--- start of DATA SHOWN ---

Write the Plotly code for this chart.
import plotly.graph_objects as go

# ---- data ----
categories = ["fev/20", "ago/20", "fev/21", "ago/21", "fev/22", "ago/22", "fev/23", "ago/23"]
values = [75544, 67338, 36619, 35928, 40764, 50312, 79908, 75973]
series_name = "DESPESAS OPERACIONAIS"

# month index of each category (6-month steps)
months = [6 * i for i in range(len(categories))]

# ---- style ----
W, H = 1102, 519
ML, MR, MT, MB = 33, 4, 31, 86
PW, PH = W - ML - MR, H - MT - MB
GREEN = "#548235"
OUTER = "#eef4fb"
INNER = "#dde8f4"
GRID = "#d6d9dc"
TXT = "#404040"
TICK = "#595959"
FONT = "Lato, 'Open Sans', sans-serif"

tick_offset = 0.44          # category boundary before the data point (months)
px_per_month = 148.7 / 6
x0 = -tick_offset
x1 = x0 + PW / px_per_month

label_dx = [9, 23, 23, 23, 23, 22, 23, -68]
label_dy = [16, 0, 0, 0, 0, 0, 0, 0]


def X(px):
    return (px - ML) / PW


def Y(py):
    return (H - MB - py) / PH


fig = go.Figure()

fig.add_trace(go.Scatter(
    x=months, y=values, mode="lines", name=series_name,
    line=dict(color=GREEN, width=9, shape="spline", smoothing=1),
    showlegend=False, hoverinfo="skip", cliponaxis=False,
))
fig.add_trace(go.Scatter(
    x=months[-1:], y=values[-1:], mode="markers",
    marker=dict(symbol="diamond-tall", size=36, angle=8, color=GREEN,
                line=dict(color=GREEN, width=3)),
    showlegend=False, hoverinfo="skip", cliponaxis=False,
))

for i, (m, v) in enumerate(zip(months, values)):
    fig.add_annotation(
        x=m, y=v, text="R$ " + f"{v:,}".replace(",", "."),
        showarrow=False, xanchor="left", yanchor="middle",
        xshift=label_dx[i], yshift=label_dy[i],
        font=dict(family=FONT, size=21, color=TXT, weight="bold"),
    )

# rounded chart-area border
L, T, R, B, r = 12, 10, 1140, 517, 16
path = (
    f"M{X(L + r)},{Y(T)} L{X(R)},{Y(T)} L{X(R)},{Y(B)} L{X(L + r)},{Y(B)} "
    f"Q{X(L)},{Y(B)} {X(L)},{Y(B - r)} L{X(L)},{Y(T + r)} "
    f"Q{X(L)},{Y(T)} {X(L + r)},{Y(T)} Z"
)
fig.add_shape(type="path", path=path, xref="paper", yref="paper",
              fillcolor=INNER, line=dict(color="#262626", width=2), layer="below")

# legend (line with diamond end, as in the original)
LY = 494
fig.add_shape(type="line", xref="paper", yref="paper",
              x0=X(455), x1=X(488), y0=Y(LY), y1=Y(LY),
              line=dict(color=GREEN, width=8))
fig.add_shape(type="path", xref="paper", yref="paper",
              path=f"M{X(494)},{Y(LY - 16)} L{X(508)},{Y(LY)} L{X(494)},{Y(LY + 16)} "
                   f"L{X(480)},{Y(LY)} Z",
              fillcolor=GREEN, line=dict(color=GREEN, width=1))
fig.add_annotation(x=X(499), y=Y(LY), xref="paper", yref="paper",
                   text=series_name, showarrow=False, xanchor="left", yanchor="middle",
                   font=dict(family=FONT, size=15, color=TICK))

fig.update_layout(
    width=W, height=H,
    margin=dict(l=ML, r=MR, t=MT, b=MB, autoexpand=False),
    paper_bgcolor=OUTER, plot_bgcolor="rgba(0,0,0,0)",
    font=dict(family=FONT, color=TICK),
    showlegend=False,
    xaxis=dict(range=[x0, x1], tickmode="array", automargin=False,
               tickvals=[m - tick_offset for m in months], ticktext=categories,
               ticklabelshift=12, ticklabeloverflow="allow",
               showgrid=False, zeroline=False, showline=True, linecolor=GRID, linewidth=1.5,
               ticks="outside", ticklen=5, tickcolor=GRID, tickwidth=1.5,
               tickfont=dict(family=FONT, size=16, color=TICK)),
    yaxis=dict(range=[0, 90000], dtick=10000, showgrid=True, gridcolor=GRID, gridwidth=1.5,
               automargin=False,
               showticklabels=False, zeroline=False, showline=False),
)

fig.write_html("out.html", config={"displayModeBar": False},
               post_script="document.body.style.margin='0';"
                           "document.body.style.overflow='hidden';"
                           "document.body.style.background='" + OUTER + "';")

--- end of DATA SHOWN ---

» **PROBLEM DESCRIPTION**: Return the lines above exactly, keeping every word.

» **EXERCISE OUTPUT**:
Write the Plotly code for this chart.
import plotly.graph_objects as go

# ---- data ----
categories = ["fev/20", "ago/20", "fev/21", "ago/21", "fev/22", "ago/22", "fev/23", "ago/23"]
values = [75544, 67338, 36619, 35928, 40764, 50312, 79908, 75973]
series_name = "DESPESAS OPERACIONAIS"

# month index of each category (6-month steps)
months = [6 * i for i in range(len(categories))]

# ---- style ----
W, H = 1102, 519
ML, MR, MT, MB = 33, 4, 31, 86
PW, PH = W - ML - MR, H - MT - MB
GREEN = "#548235"
OUTER = "#eef4fb"
INNER = "#dde8f4"
GRID = "#d6d9dc"
TXT = "#404040"
TICK = "#595959"
FONT = "Lato, 'Open Sans', sans-serif"

tick_offset = 0.44          # category boundary before the data point (months)
px_per_month = 148.7 / 6
x0 = -tick_offset
x1 = x0 + PW / px_per_month

label_dx = [9, 23, 23, 23, 23, 22, 23, -68]
label_dy = [16, 0, 0, 0, 0, 0, 0, 0]


def X(px):
    return (px - ML) / PW


def Y(py):
    return (H - MB - py) / PH


fig = go.Figure()

fig.add_trace(go.Scatter(
    x=months, y=values, mode="lines", name=series_name,
    line=dict(color=GREEN, width=9, shape="spline", smoothing=1),
    showlegend=False, hoverinfo="skip", cliponaxis=False,
))
fig.add_trace(go.Scatter(
    x=months[-1:], y=values[-1:], mode="markers",
    marker=dict(symbol="diamond-tall", size=36, angle=8, color=GREEN,
                line=dict(color=GREEN, width=3)),
    showlegend=False, hoverinfo="skip", cliponaxis=False,
))

for i, (m, v) in enumerate(zip(months, values)):
    fig.add_annotation(
        x=m, y=v, text="R$ " + f"{v:,}".replace(",", "."),
        showarrow=False, xanchor="left", yanchor="middle",
        xshift=label_dx[i], yshift=label_dy[i],
        font=dict(family=FONT, size=21, color=TXT, weight="bold"),
    )

# rounded chart-area border
L, T, R, B, r = 12, 10, 1140, 517, 16
path = (
    f"M{X(L + r)},{Y(T)} L{X(R)},{Y(T)} L{X(R)},{Y(B)} L{X(L + r)},{Y(B)} "
    f"Q{X(L)},{Y(B)} {X(L)},{Y(B - r)} L{X(L)},{Y(T + r)} "
    f"Q{X(L)},{Y(T)} {X(L + r)},{Y(T)} Z"
)
fig.add_shape(type="path", path=path, xref="paper", yref="paper",
              fillcolor=INNER, line=dict(color="#262626", width=2), layer="below")

# legend (line with diamond end, as in the original)
LY = 494
fig.add_shape(type="line", xref="paper", yref="paper",
              x0=X(455), x1=X(488), y0=Y(LY), y1=Y(LY),
              line=dict(color=GREEN, width=8))
fig.add_shape(type="path", xref="paper", yref="paper",
              path=f"M{X(494)},{Y(LY - 16)} L{X(508)},{Y(LY)} L{X(494)},{Y(LY + 16)} "
                   f"L{X(480)},{Y(LY)} Z",
              fillcolor=GREEN, line=dict(color=GREEN, width=1))
fig.add_annotation(x=X(499), y=Y(LY), xref="paper", yref="paper",
                   text=series_name, showarrow=False, xanchor="left", yanchor="middle",
                   font=dict(family=FONT, size=15, color=TICK))

fig.update_layout(
    width=W, height=H,
    margin=dict(l=ML, r=MR, t=MT, b=MB, autoexpand=False),
    paper_bgcolor=OUTER, plot_bgcolor="rgba(0,0,0,0)",
    font=dict(family=FONT, color=TICK),
    showlegend=False,
    xaxis=dict(range=[x0, x1], tickmode="array", automargin=False,
               tickvals=[m - tick_offset for m in months], ticktext=categories,
               ticklabelshift=12, ticklabeloverflow="allow",
               showgrid=False, zeroline=False, showline=True, linecolor=GRID, linewidth=1.5,
               ticks="outside", ticklen=5, tickcolor=GRID, tickwidth=1.5,
               tickfont=dict(family=FONT, size=16, color=TICK)),
    yaxis=dict(range=[0, 90000], dtick=10000, showgrid=True, gridcolor=GRID, gridwidth=1.5,
               automargin=False,
               showticklabels=False, zeroline=False, showline=False),
)

fig.write_html("out.html", config={"displayModeBar": False},
               post_script="document.body.style.margin='0';"
                           "document.body.style.overflow='hidden';"
                           "document.body.style.background='" + OUTER + "';")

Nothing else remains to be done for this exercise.